Interconnected Concepts in Contract Law
Relationship with Remoteness and Causation
The duty to mitigate interacts with the concepts of remoteness and causation in limiting recoverable damages. Losses that are too remote or not caused directly by the breach are not recoverable, and similarly, losses that could have been mitigated are excluded from damages.
Distinction from Contributory Negligence
In contract law, contributory negligence is generally not a defence to reduce damages, except in cases involving breaches of contractual duties of care where tort principles apply. Mitigation should not be confused with contributory negligence, although both can affect the quantum of damages.
Practical Implications
Strategic Considerations for Parties
Understanding the duty to mitigate is important for both claimants and defendants. Claimants must act prudently to avoid unnecessary losses, while defendants can limit liability by showing a failure to mitigate.
Legal Advice and Documentation
Proper legal advice is essential to manage the complexities of mitigation. Documentation of actions taken post-breach can be key evidence if disputes arise over the reasonableness of mitigation efforts.
Conclusion
The duty to mitigate operates within the framework of contractual discharge and remedies, significantly influencing outcomes in breach of contract cases.

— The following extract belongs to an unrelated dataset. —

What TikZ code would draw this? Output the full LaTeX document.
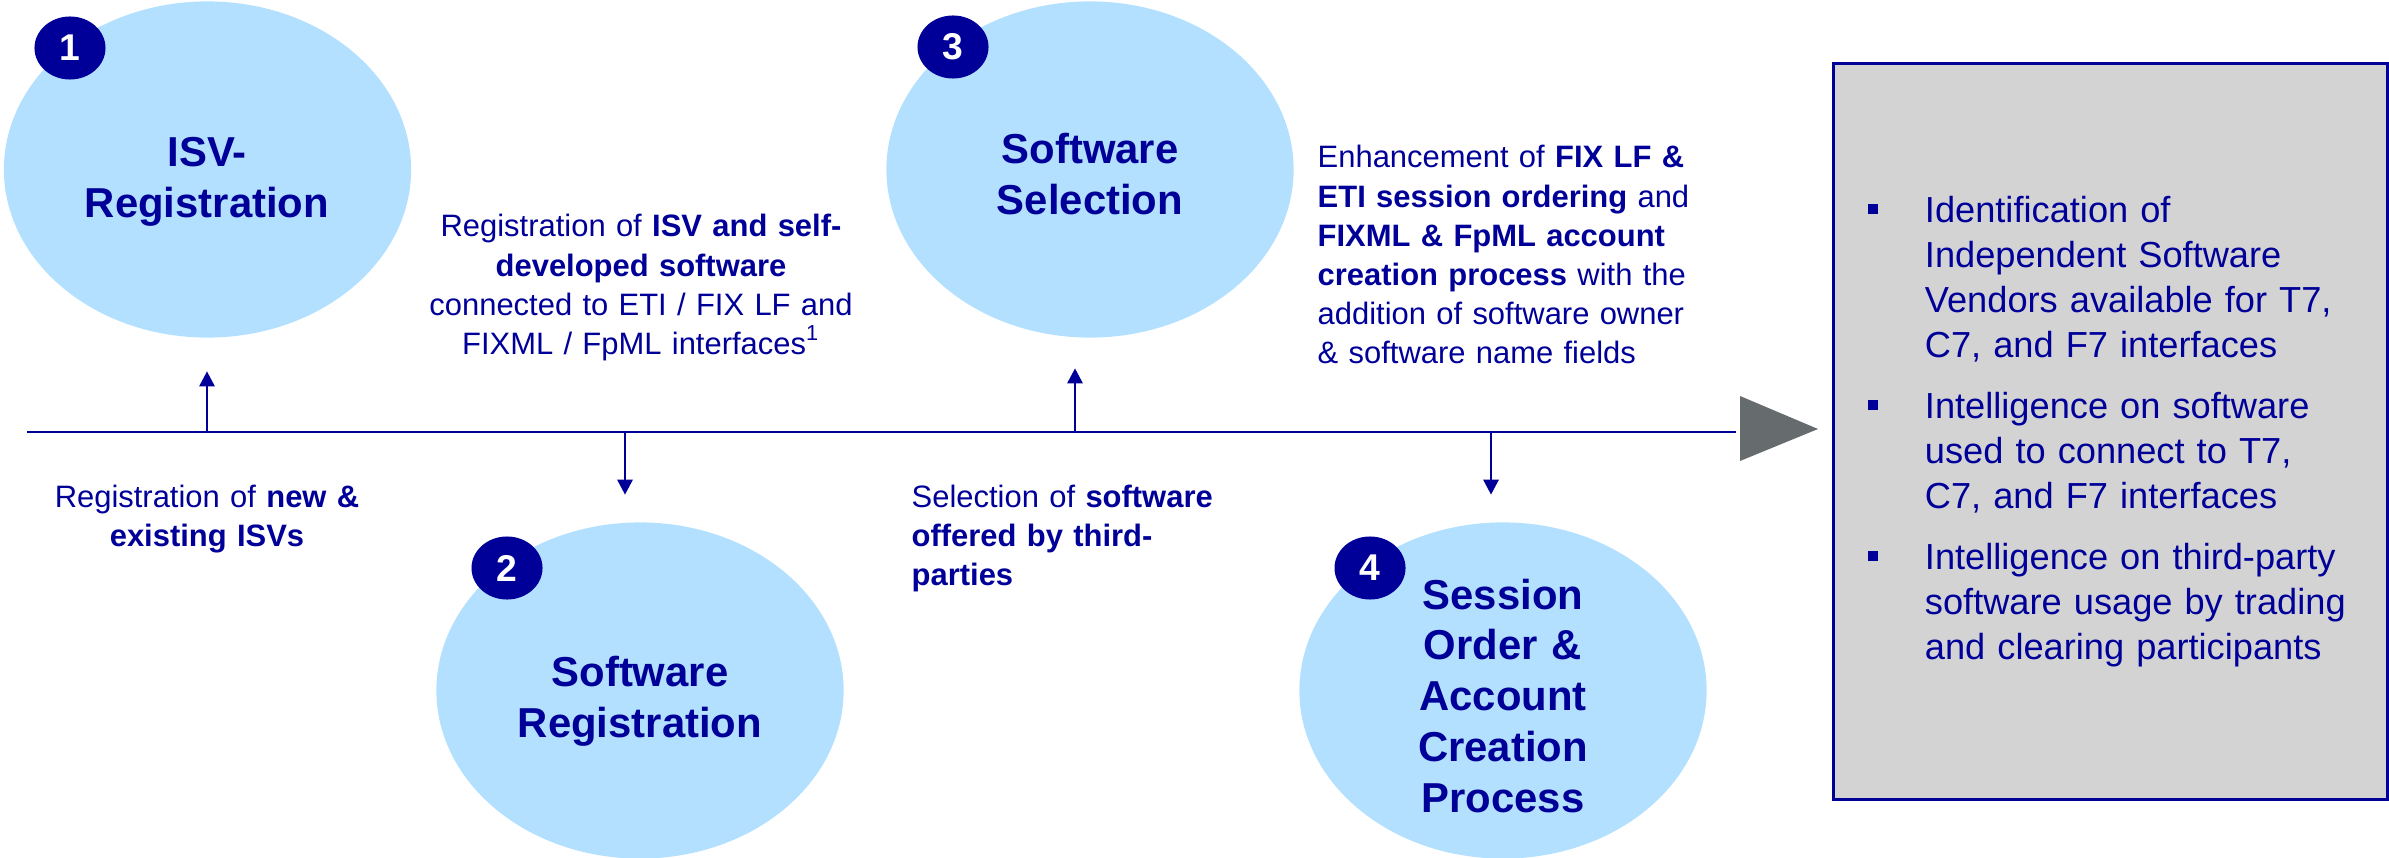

This principle mandates that the non-breaching party must take reasonable steps to reduce their losses, directly affecting the calculation of damages and the availability of certain remedies. For instance, in cases where a contract is frustrated due to unforeseen events rendering performance impossible, parties must understand the limitations on remedies and the role of mitigation in addressing residual losses. Similarly, in cases of anticipatory breach, the choice between accepting repudiation or affirming the contract involves strategic considerations hinging on the duty to mitigate. The interactions among mitigation, causation, remoteness, and damages calculation highlight the importance of a thorough analysis of these concepts within contract law.